The second in our series profiling new deputies and how they have settled into the job since October's election

Deputy Tina Bury reflects on her work: 'It’s really interesting, I’m certainly not bored, you get to meet loads of people, I’m always meeting people involved with something really interesting about the place we live. (Picture by Sophie Rabey, 29196980)
Deputy Tina Bury reflects on her work: 'It’s really interesting, I’m certainly not bored, you get to meet loads of people, I’m always meeting people involved with something really interesting about the place we live. (Picture by Sophie Rabey, 29196980)

DEPUTY Tina Bury comes buzzing over the internet link and her sleeves are rolled up, which is perhaps a fitting image for her first few months in the new job.

Already she is getting a reputation among her political colleagues as someone who gets along with people, gets stuck in, makes things happen, and gets the job done.

She is the first to admit that she is not the stereotypical deputy – she is a single mum, she worked for a big multi-national, and she is only 37 (which is young in deputy years).

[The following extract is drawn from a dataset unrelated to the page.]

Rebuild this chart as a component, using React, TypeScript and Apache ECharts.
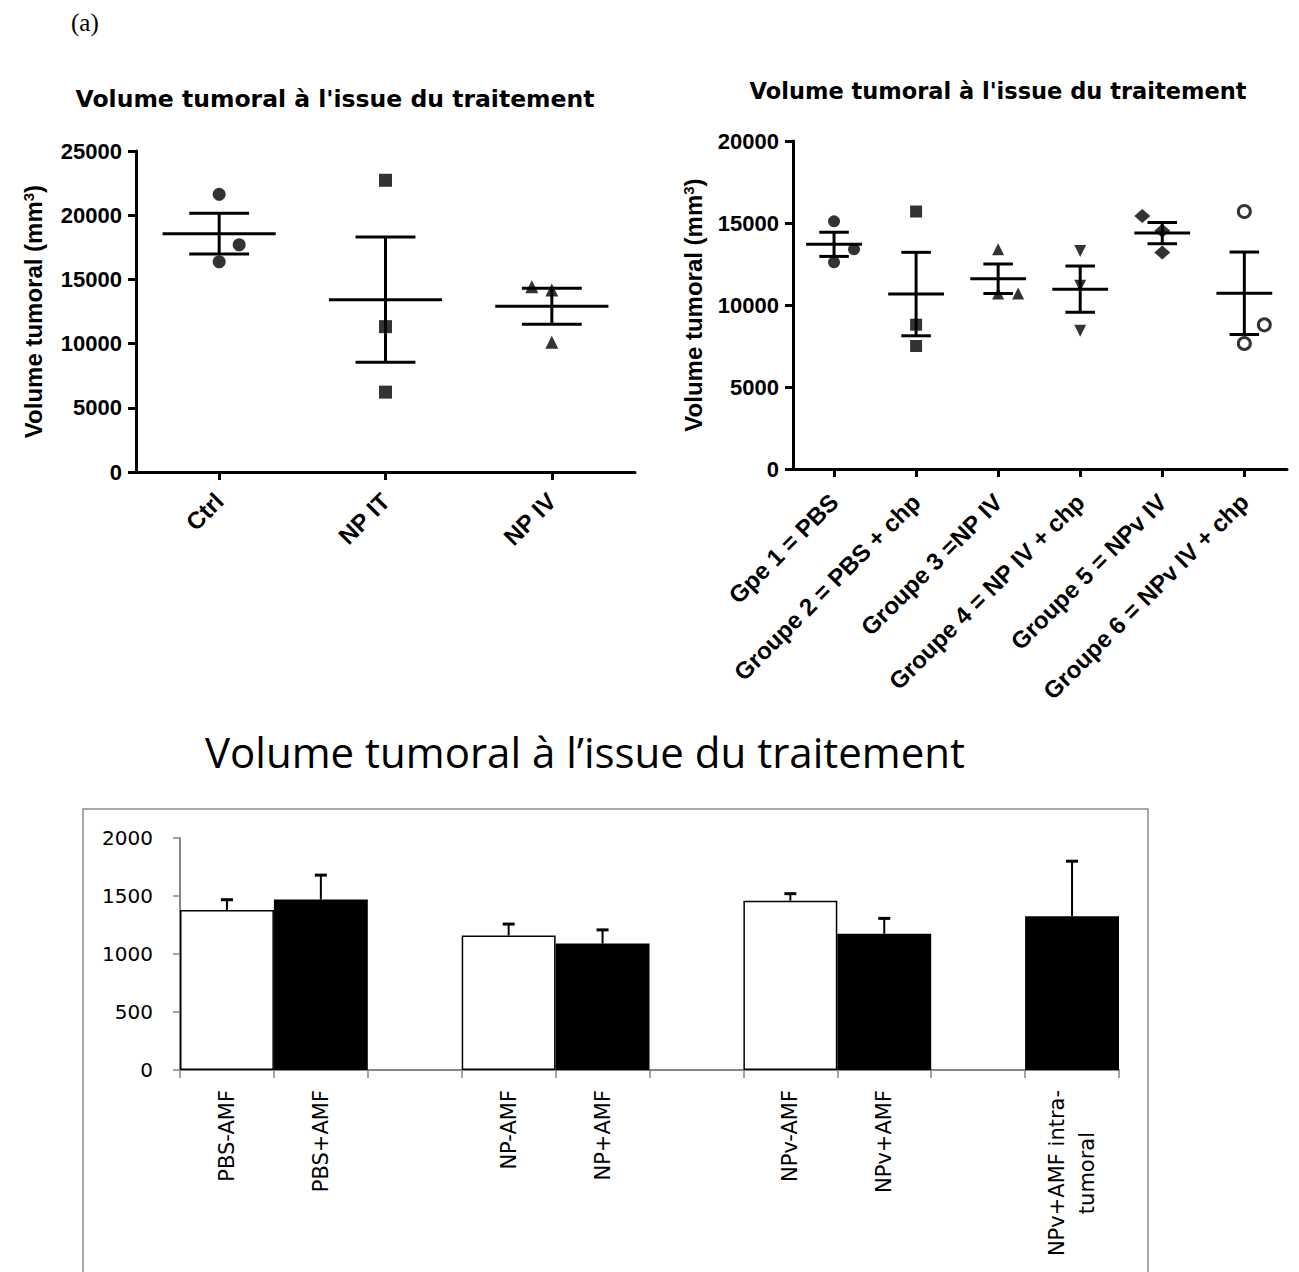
import React, { useEffect, useRef } from "react";
import * as echarts from "echarts";

// ---------- texts
const panelLabel = "(a)";
const dotPlotTitle = "Volume tumoral à l'issue du traitement";
const barChartTitle = "Volume tumoral à l’issue du traitement";
const volumeAxisName = "{t|Volume tumoral (mm}{s|3}{t|)}";

// ---------- left dot plot: individual tumour volumes (mm3)
const leftGroups = ["Ctrl", "NP IT", "NP IV"];
const ctrlVolumes = [21630, 17690, 16370];
const npItVolumes = [22720, 11320, 6220];
const npIvVolumes = [14430, 14170, 10100];
const leftVolumes = [ctrlVolumes, npItVolumes, npIvVolumes];
const leftSymbols = ["circle", "rect", "triangle"];
const leftJitterPx = [[0, 20, 0], [0, 0, 0], [-20, 0, 0]];
const leftYMax = 25000;
const leftYStep = 5000;

// ---------- right dot plot: individual tumour volumes (mm3)
const rightGroups = [
  "Gpe 1 = PBS",
  "Groupe 2 = PBS + chp",
  "Groupe 3 =NP IV",
  "Groupe 4 = NP IV + chp",
  "Groupe 5 = NPv IV",
  "Groupe 6 = NPv IV + chp",
];
const gpe1Volumes = [15100, 12600, 13400];
const gpe2Volumes = [15700, 8800, 7500];
const gpe3Volumes = [13400, 10700, 10700];
const gpe4Volumes = [13300, 11170, 8430];
const gpe5Volumes = [15430, 14520, 13200];
const gpe6Volumes = [15700, 8790, 7655];
const rightVolumes = [gpe1Volumes, gpe2Volumes, gpe3Volumes, gpe4Volumes, gpe5Volumes, gpe6Volumes];
const rightSymbols = ["circle", "rect", "triangle", "triangle", "diamond", "circle"];
const rightSymbolRotate = [0, 0, 0, 180, 0, 0];
const rightHollow = [false, false, false, false, false, true];
const rightJitterPx = [[0, 0, 20], [0, 0, 0], [0, 0, 20], [0, 0, 0], [-20, 0, 0], [0, 20, 0]];
const rightYMax = 20000;
const rightYStep = 5000;

// ---------- bottom bar chart (empty slots separate the groups)
const barCategories = [
  "PBS-AMF",
  "PBS+AMF",
  " ",
  "NP-AMF",
  "NP+AMF",
  "  ",
  "NPv-AMF",
  "NPv+AMF",
  "   ",
  "NPv+AMF intra-\ntumoral",
];
const withoutAmf = [1380, null, null, 1160, null, null, 1460, null, null, null];
const withAmf = [null, 1470, null, null, 1090, null, null, 1175, null, 1325];
const withoutAmfError = [88, null, null, 98, null, null, 60, null, null, null];
const withAmfError = [null, 210, null, null, 118, null, null, 132, null, 475];
const barYMax = 2000;
const barYStep = 500;

// ---------- helpers
const mean = (a: number[]) => a.reduce((s, v) => s + v, 0) / a.length;
const sem = (a: number[]) => {
  const m = mean(a);
  const sd = Math.sqrt(a.reduce((s, v) => s + (v - m) * (v - m), 0) / (a.length - 1));
  return sd / Math.sqrt(a.length);
};
const plain = (v: number) => String(v);

const ARIAL = "Liberation Sans";
const BLACK = "#000";
const GREY = "#868686";

function meanSemSeries(groups: number[][], axisIndex: number) {
  return {
    type: "custom",
    xAxisIndex: axisIndex,
    yAxisIndex: axisIndex,
    silent: true,
    z: 3,
    encode: { x: 0, y: [1, 2, 3] },
    data: groups.map((g, i) => {
      const m = mean(g);
      const e = sem(g);
      return [i + 1, m, m - e, m + e];
    }),
    renderItem: (_params: any, api: any) => {
      const x = api.value(0);
      const m = api.value(1);
      const lo = api.value(2);
      const hi = api.value(3);
      const mL = api.coord([x - 0.34, m]);
      const mR = api.coord([x + 0.34, m]);
      const loL = api.coord([x - 0.18, lo]);
      const loR = api.coord([x + 0.18, lo]);
      const hiL = api.coord([x - 0.18, hi]);
      const hiR = api.coord([x + 0.18, hi]);
      const c = api.coord([x, m]);
      const st = { stroke: BLACK, lineWidth: 3 };
      return {
        type: "group",
        children: [
          { type: "line", shape: { x1: mL[0], y1: mL[1], x2: mR[0], y2: mR[1] }, style: st },
          { type: "line", shape: { x1: c[0], y1: loL[1], x2: c[0], y2: hiL[1] }, style: st },
          { type: "line", shape: { x1: loL[0], y1: loL[1], x2: loR[0], y2: loR[1] }, style: st },
          { type: "line", shape: { x1: hiL[0], y1: hiL[1], x2: hiR[0], y2: hiR[1] }, style: st },
        ],
      };
    },
  };
}

function dotXAxis(gridIndex: number, names: string[], max: number, fontSize: number, margin: number) {
  const ticks = names.map((_, i) => i + 1);
  return {
    type: "value",
    gridIndex,
    min: 0.5,
    max,
    splitLine: { show: false },
    axisLine: { show: true, lineStyle: { color: BLACK, width: 3 } },
    axisTick: { show: true, customValues: ticks, length: 8, lineStyle: { color: BLACK, width: 3 } },
    axisLabel: {
      customValues: ticks,
      formatter: (v: number) => names[Math.round(v) - 1] ?? "",
      rotate: 45,
      margin,
      fontFamily: ARIAL,
      fontWeight: "bold",
      fontSize,
      color: BLACK,
    },
  };
}

function dotYAxis(gridIndex: number, max: number, step: number, nameGap: number) {
  return {
    type: "value",
    gridIndex,
    min: 0,
    max,
    interval: step,
    splitLine: { show: false },
    axisLine: { show: true, lineStyle: { color: BLACK, width: 3 } },
    axisTick: { show: true, length: 8, lineStyle: { color: BLACK, width: 3 } },
    axisLabel: { margin: 14, fontFamily: ARIAL, fontWeight: "bold", fontSize: 22, color: BLACK, formatter: plain },
    name: volumeAxisName,
    nameLocation: "middle",
    nameGap,
    nameRotate: 90,
    nameTextStyle: {
      rich: {
        t: { fontFamily: ARIAL, fontWeight: "bold", fontSize: 24, color: BLACK },
        s: { fontFamily: ARIAL, fontWeight: "bold", fontSize: 15, color: BLACK, verticalAlign: "top" },
      },
    },
  };
}

function scatterSeries(
  groups: number[][],
  axisIndex: number,
  symbols: string[],
  jitter: number[][],
  size: number,
  rotate: number[] = [],
  hollow: boolean[] = []
) {
  return groups.map((vals, gi) => ({
    type: "scatter",
    xAxisIndex: axisIndex,
    yAxisIndex: axisIndex,
    symbol: symbols[gi],
    symbolSize: symbols[gi] === "diamond" ? [size + 4, size + 2] : size,
    symbolRotate: rotate[gi] ?? 0,
    silent: true,
    z: 5,
    itemStyle: hollow[gi]
      ? { color: "#fff", borderColor: BLACK, borderWidth: 3 }
      : { color: BLACK },
    data: vals.map((v, k) => ({ value: [gi + 1, v], symbolOffset: [jitter[gi][k], 0] })),
  }));
}

function barErrorSeries(values: (number | null)[], errors: (number | null)[]) {
  const data: number[][] = [];
  values.forEach((v, i) => {
    if (v != null && errors[i] != null) data.push([i, v, v + (errors[i] as number)]);
  });
  return {
    type: "custom",
    xAxisIndex: 2,
    yAxisIndex: 2,
    silent: true,
    z: 4,
    encode: { x: 0, y: [1, 2] },
    data,
    renderItem: (_params: any, api: any) => {
      const base = api.coord([api.value(0), api.value(1)]);
      const top = api.coord([api.value(0), api.value(2)]);
      return {
        type: "group",
        children: [
          { type: "line", shape: { x1: base[0], y1: base[1], x2: top[0], y2: top[1] }, style: { stroke: BLACK, lineWidth: 2 } },
          { type: "line", shape: { x1: top[0] - 6, y1: top[1], x2: top[0] + 6, y2: top[1] }, style: { stroke: BLACK, lineWidth: 3 } },
        ],
      };
    },
  };
}

const option: any = {
  animation: false,
  backgroundColor: "#fff",
  graphic: [
    {
      type: "text",
      x: 71,
      y: 22,
      style: { text: panelLabel, fontFamily: "Liberation Serif", fontSize: 25, fill: BLACK, verticalAlign: "middle" },
    },
    {
      type: "text",
      x: 335,
      y: 99,
      style: { text: dotPlotTitle, fontFamily: "DejaVu Sans", fontWeight: "bold", fontSize: 23.5, fill: BLACK, align: "center", verticalAlign: "middle" },
    },
    {
      type: "text",
      x: 998,
      y: 91,
      style: { text: dotPlotTitle, fontFamily: "DejaVu Sans", fontWeight: "bold", fontSize: 22.5, fill: BLACK, align: "center", verticalAlign: "middle" },
    },
    {
      type: "text",
      x: 585,
      y: 751,
      style: { text: barChartTitle, fontFamily: "Open Sans", fontSize: 42, fill: BLACK, align: "center", verticalAlign: "middle" },
    },
    {
      type: "rect",
      shape: { x: 83, y: 809, width: 1065, height: 520 },
      style: { fill: "none", stroke: "#8c8c8c", lineWidth: 1.5 },
      silent: true,
    },
  ],
  grid: [
    { left: 136, top: 151, width: 499, height: 321 },
    { left: 793, top: 141, width: 494, height: 328 },
    { left: 180, top: 838, width: 939, height: 232 },
  ],
  xAxis: [
    dotXAxis(0, leftGroups, 3.5, 24, 25),
    dotXAxis(1, rightGroups, 6.52, 24, 29),
    {
      type: "category",
      gridIndex: 2,
      data: barCategories,
      boundaryGap: true,
      axisLine: { show: true, lineStyle: { color: GREY, width: 2 } },
      axisTick: { show: true, interval: 0, length: 8, lineStyle: { color: GREY, width: 1.5 } },
      axisLabel: {
        interval: 0,
        rotate: 90,
        margin: 20,
        fontFamily: "DejaVu Sans",
        fontSize: 21,
        lineHeight: 30,
        color: BLACK,
        formatter: (v: string) => {
          const lines = v.split("\n");
          if (lines.length === 1) return v;
          return lines.map((l, i) => (i === 0 ? `{a|${l}}` : `{b|${l}}`)).join("\n");
        },
        rich: {
          a: { fontFamily: "DejaVu Sans", fontSize: 21, lineHeight: 30, color: BLACK },
          b: { fontFamily: "DejaVu Sans", fontSize: 21, lineHeight: 30, color: BLACK, align: "center" },
        },
      },
      splitLine: { show: false },
    },
  ],
  yAxis: [
    dotYAxis(0, leftYMax, leftYStep, 91),
    dotYAxis(1, rightYMax, rightYStep, 88),
    {
      type: "value",
      gridIndex: 2,
      min: 0,
      max: barYMax,
      interval: barYStep,
      splitLine: { show: false },
      axisLine: { show: true, lineStyle: { color: GREY, width: 2 } },
      axisTick: { show: true, length: 7, lineStyle: { color: GREY, width: 1.5 } },
      axisLabel: { margin: 27, fontFamily: "DejaVu Sans", fontSize: 20, color: BLACK, formatter: plain },
    },
  ],
  series: [
    ...scatterSeries(leftVolumes, 0, leftSymbols, leftJitterPx, 13),
    meanSemSeries(leftVolumes, 0),
    ...scatterSeries(rightVolumes, 1, rightSymbols, rightJitterPx, 12, rightSymbolRotate, rightHollow),
    meanSemSeries(rightVolumes, 1),
    {
      type: "bar",
      name: "-AMF",
      xAxisIndex: 2,
      yAxisIndex: 2,
      data: withoutAmf,
      barGap: "-100%",
      barCategoryGap: "0%",
      silent: true,
      itemStyle: { color: "#fff", borderColor: BLACK, borderWidth: 1.5 },
    },
    {
      type: "bar",
      name: "+AMF",
      xAxisIndex: 2,
      yAxisIndex: 2,
      data: withAmf,
      barGap: "-100%",
      barCategoryGap: "0%",
      silent: true,
      itemStyle: { color: BLACK },
    },
    barErrorSeries(withoutAmf, withoutAmfError),
    barErrorSeries(withAmf, withAmfError),
  ],
};

export default function App() {
  const ref = useRef<HTMLDivElement>(null);
  useEffect(() => {
    if (!ref.current) return;
    const chart = echarts.init(ref.current, undefined, { renderer: "svg" });
    chart.setOption(option);
    return () => chart.dispose();
  }, []);
  return (
    <div
      ref={ref}
      style={{ position: "absolute", left: 0, top: 0, width: 1299, height: 1272, background: "#fff" }}
    />
  );
}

However, she hopes these differences are also her strengths, and one of her key drivers is to give the under-represented a voice.

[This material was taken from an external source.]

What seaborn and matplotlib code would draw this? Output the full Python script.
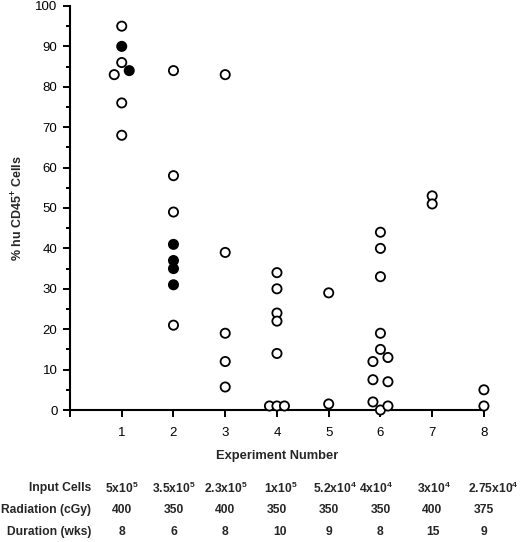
import pandas as pd
import matplotlib.pyplot as plt
import matplotlib.transforms as mtransforms
from matplotlib.ticker import MultipleLocator
import seaborn as sns

sns.set_theme(style="ticks")
plt.rcParams['font.family'] = ['Liberation Sans', 'DejaVu Sans']
plt.rcParams['mathtext.fontset'] = 'custom'
plt.rcParams['mathtext.rm'] = 'Liberation Sans'
plt.rcParams['mathtext.bf'] = 'Liberation Sans:bold'

# Datos
experimento = [1, 1, 1, 1, 1, 1, 1,
               2, 2, 2, 2, 2, 2, 2, 2,
               3, 3, 3, 3, 3,
               4, 4, 4, 4, 4, 4, 4, 4,
               5, 5,
               6, 6, 6, 6, 6, 6, 6, 6, 6, 6, 6, 6,
               7, 7,
               8, 8]
porcentaje = [95, 90, 86, 84, 83, 76, 68,
              84, 58, 49, 41, 37, 35, 31, 21,
              83, 39, 19, 12, 5.7,
              34, 30, 24, 22, 14, 1, 1, 1,
              29, 1.5,
              44, 40, 33, 19, 15, 13, 12, 7.5, 7, 2, 0, 1,
              53, 51,
              5, 1]
relleno = [False, True, False, True, False, False, False,
           False, False, False, True, True, True, True, False,
           False, False, False, False, False,
           False, False, False, False, False, False, False, False,
           False, False,
           False, False, False, False, False, False, False, False, False, False, False, False,
           False, False,
           False, False]
# lado para separar puntos superpuestos (-1 izq, 0 centro, 1 der)
lado = [0, 0, 0, 1, -1, 0, 0,
        0, 0, 0, 0, 0, 0, 0, 0,
        0, 0, 0, 0, 0,
        0, 0, 0, 0, 0, -1, 0, 1,
        0, 0,
        0, 0, 0, 0, 0, 1, -1, -1, 1, -1, 0, 1,
        0, 0,
        0, 0]

input_cells = [r'5x10$^{\mathbf{5}}$', r'3.5x10$^{\mathbf{5}}$', r'2.3x10$^{\mathbf{5}}$',
               r'1x10$^{\mathbf{5}}$', r'5.2x10$^{\mathbf{4}}$', r'4x10$^{\mathbf{4}}$',
               r'3x10$^{\mathbf{4}}$', r'2.75x10$^{\mathbf{4}}$']
radiacion = ['400', '350', '400', '350', '350', '350', '400', '375']
duracion = ['8', '6', '8', '10', '9', '8', '15', '9']

DODGE = 0.145
df = pd.DataFrame({'exp': experimento, 'valor': porcentaje,
                   'relleno': relleno, 'lado': lado})
df['xpos'] = df['exp'] + df['lado'] * DODGE

fig = plt.figure(figsize=(5.2, 5.42), dpi=100)
ax = fig.add_axes([0.1346, 0.2435, 0.798, 0.7455])

sns.scatterplot(data=df, x='xpos', y='valor', hue='relleno',
                palette={True: 'black', False: 'white'},
                edgecolor='black', linewidth=1.3, s=44, legend=False,
                clip_on=False, zorder=3, ax=ax)

ax.set_xlim(0, 8.02)
ax.set_ylim(0, 100)
ax.set_xticks(range(0, 9))
ax.set_xticklabels([''] + [str(i) for i in range(1, 9)])
ax.yaxis.set_major_locator(MultipleLocator(10))
ax.yaxis.set_minor_locator(MultipleLocator(5))
ax.tick_params(axis='both', which='major', length=5, width=1.4,
               labelsize=9.5, color='black', labelcolor='black')
ax.tick_params(axis='y', which='minor', length=3, width=1.4, color='black')
ax.tick_params(axis='x', pad=7)
ax.tick_params(axis='y', pad=4)
for s in ['top', 'right']:
    ax.spines[s].set_visible(False)
for s in ['left', 'bottom']:
    ax.spines[s].set_linewidth(1.5)
    ax.spines[s].set_color('black')

ax.set_xlabel('Experiment Number', fontsize=9.3, fontweight='bold', labelpad=8)
ax.set_ylabel('% hu CD45$^{\\mathbf{+}}$ Cells', fontsize=9, fontweight='bold', labelpad=7)

# Tabla inferior
trans = mtransforms.blended_transform_factory(ax.transData, fig.transFigure)
desplaz_cells = [0, 0, 1, 4, 6, -4, 2, 9]   # px
filas = [('Input Cells', input_cells, 1 - 488 / 542, desplaz_cells),
         ('Radiation (cGy)', radiacion, 1 - 510 / 542, [0] * 8),
         ('Duration (wks)', duracion, 1 - 532 / 542, [0, 0, 0, 3, 0, 0, 1, 0])]
for etiqueta, valores, yfig, desp in filas:
    fig.text(91 / 520, yfig, etiqueta, ha='right', va='center',
             fontsize=8.7, fontweight='bold')
    for i, v in enumerate(valores):
        t = trans + mtransforms.ScaledTranslation(desp[i] / 100, 0, fig.dpi_scale_trans)
        ax.text(i + 1, yfig, v, transform=t, ha='center', va='center',
                fontsize=8.7, fontweight='bold', clip_on=False)

plt.savefig('out.png', dpi=100)
plt.close()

On two States committees, Deputy Bury is a member of Employment & Social Security, and as vice-president of Health & Social Care she currently finds herself in the eye of the Covid storm.

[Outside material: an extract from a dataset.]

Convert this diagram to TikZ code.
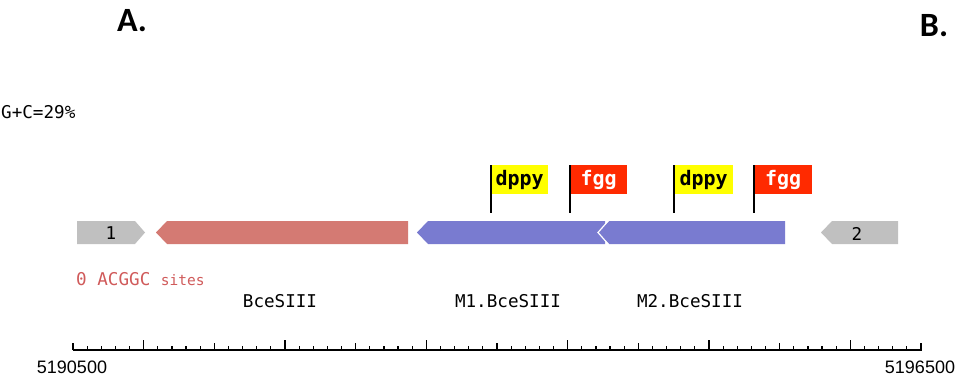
\documentclass[tikz,border=0pt]{standalone}
\usepackage{fontspec}
\setmainfont{Liberation Sans}
\newfontfamily\monofnt{DejaVu Sans Mono}
\newfontfamily\headfnt{Carlito}
\usetikzlibrary{positioning}

\definecolor{genered}{HTML}{D47A73}
\definecolor{geneblue}{HTML}{797BD0}
\definecolor{genegray}{HTML}{C0C0C0}
\definecolor{flagyellow}{HTML}{FFFF00}
\definecolor{flagred}{HTML}{FF2A00}
\definecolor{sitered}{HTML}{D05A5A}

\tikzset{
  genelbl/.style={font=\monofnt\fontsize{17.6}{17.6}\selectfont,inner sep=0pt},
  flagbox/.style={anchor=north west,minimum width=57pt,minimum height=29pt,inner sep=0pt,
    font=\monofnt\bfseries\fontsize{20}{20}\selectfont},
  pole/.style={line width=1.4pt,black},
  tick/.style={line width=1.2pt,black},
  axislbl/.style={font=\fontsize{18}{18}\selectfont,inner sep=0pt},
  headlbl/.style={font=\headfnt\bfseries\fontsize{34}{34}\selectfont,inner sep=0pt}
}

\begin{document}
\begin{tikzpicture}[line cap=butt,line join=miter,x=1pt,y=-1pt]
\useasboundingbox (0,0) rectangle (958,377);
\fill[white] (0,0) rectangle (958,377);

\node[headlbl] (hA) at (132,21) {A.};
\node[headlbl] (hB) at (934,26) {B.};
\node[genelbl,anchor=west] (gc) at (1,112) {G+C=29\%};

% genes
\fill[genegray] (77,221) -- (135,221) -- (145,232.5) -- (135,244) -- (77,244) -- cycle;
\fill[genered] (156,232.5) -- (167,221) -- (408,221) -- (408,244) -- (167,244) -- cycle;
\fill[geneblue] (417,232.5) -- (428,221) -- (605,221) -- (605,244) -- (428,244) -- cycle;
\fill[geneblue] (598,232.5) -- (609,221) -- (785,221) -- (785,244) -- (609,244) -- cycle;
\draw[white,line width=1.2pt] (609,220) -- (598,232.5) -- (609,245);
\fill[genegray] (821,232.5) -- (832,221) -- (898,221) -- (898,244) -- (832,244) -- cycle;
\node[genelbl] (g1) at (111,233.5) {1};
\node[genelbl] (g2) at (857,233.5) {2};

% flags
\node[flagbox,fill=flagyellow] (dp1) at (491,165) {dppy};
\node[flagbox,fill=flagred,text=white] (fg1) at (570,165) {fgg};
\node[flagbox,fill=flagyellow,minimum width=59pt] (dp2) at (674,165) {dppy};
\node[flagbox,fill=flagred,text=white,minimum width=58pt] (fg2) at (754,165) {fgg};
\foreach \f in {dp1,fg1,dp2,fg2}
  \draw[pole] (\f.north west) -- ++(0,48);

% labels
\node[genelbl,anchor=west,text=sitered] (sites) at (76,279)
  {0 ACGGC {\fontsize{14.5}{14.5}\selectfont sites}};
\node[genelbl] (bce) at (280,301) {BceSIII};
\node[genelbl] (m1) at (508,301) {M1.BceSIII};
\node[genelbl] (m2) at (690,301) {M2.BceSIII};

% scale
\draw[line width=1.5pt] (73,350) -- (921.5,350);
\foreach \i in {0,...,60}{
  \pgfmathtruncatemacro\r{mod(\i,10)}
  \ifnum\r=5 \def\h{10}\else\ifnum\r=0 \def\h{7}\else\def\h{4}\fi\fi
  \draw[tick] (73+\i*14.1333,350) -- ++(0,-\h);
}
\node[axislbl] (lo) at (72,367) {5190500};
\node[axislbl] (hi) at (920,367) {5196500};
\end{tikzpicture}
\end{document}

Speaking last week over FaceTime, she said she was enjoying her new role.

‘It’s really interesting, I’m certainly not bored, you get to meet loads of people, I’m always meeting people involved with something really interesting about the place we live.

‘My previous roles were all very operational, so that’s something that’s a bit different and an adjustment, you don’t go off and actually do the actions yourself, that’s something that was really weird at first and I almost felt apologetic that we were asking civil servants to go and do things and that they would think that I was lazy, because I’m used to cracking on and making things happen.’

‘Our job really is to look at broader policies and see what’s happening all the time, but that really doesn’t help that person on the phone to you who’s going through a really hard time, so that’s the bit that I hadn’t quite anticipated and it’s difficult realising that I’m not here to fix every individual’s circumstances, it’s a broader strategy.’

Several months into the job, what does she think she has achieved, or is there anything she feels proud about?

‘What I’m learning is that nothing in government is any one person’s achievement, there’s always a huge amount of work behind the scenes, so I wouldn’t want to say that I was proud of anything in particular, but I did feel very privileged to be part of the team signing off the vaccines.

‘I’ve been building really good relationships and that’s something I really wanted to do, my previous background was in a big corporate organisation where having positive relationships helps you get things done, so I’ve been doing that I hope, or I feel like I have with the officers and other deputies and the various people you get involved with.’

Deputy Al Brouard, the president of HSC, got a name-check for being someone she particularly enjoyed working with and was impressed by the way he operated.

Getting the anti-discrimination proposals into the law books remains one of Deputy Bury’s top priorities. ‘I don’t think that realism should quash ambition and aspiration.’

Away from all the various meetings, emails and phone calls, Deputy Bury likes long-distance running and year-round sea swimming, but described herself as a ‘sea dipper or a granny dipper’.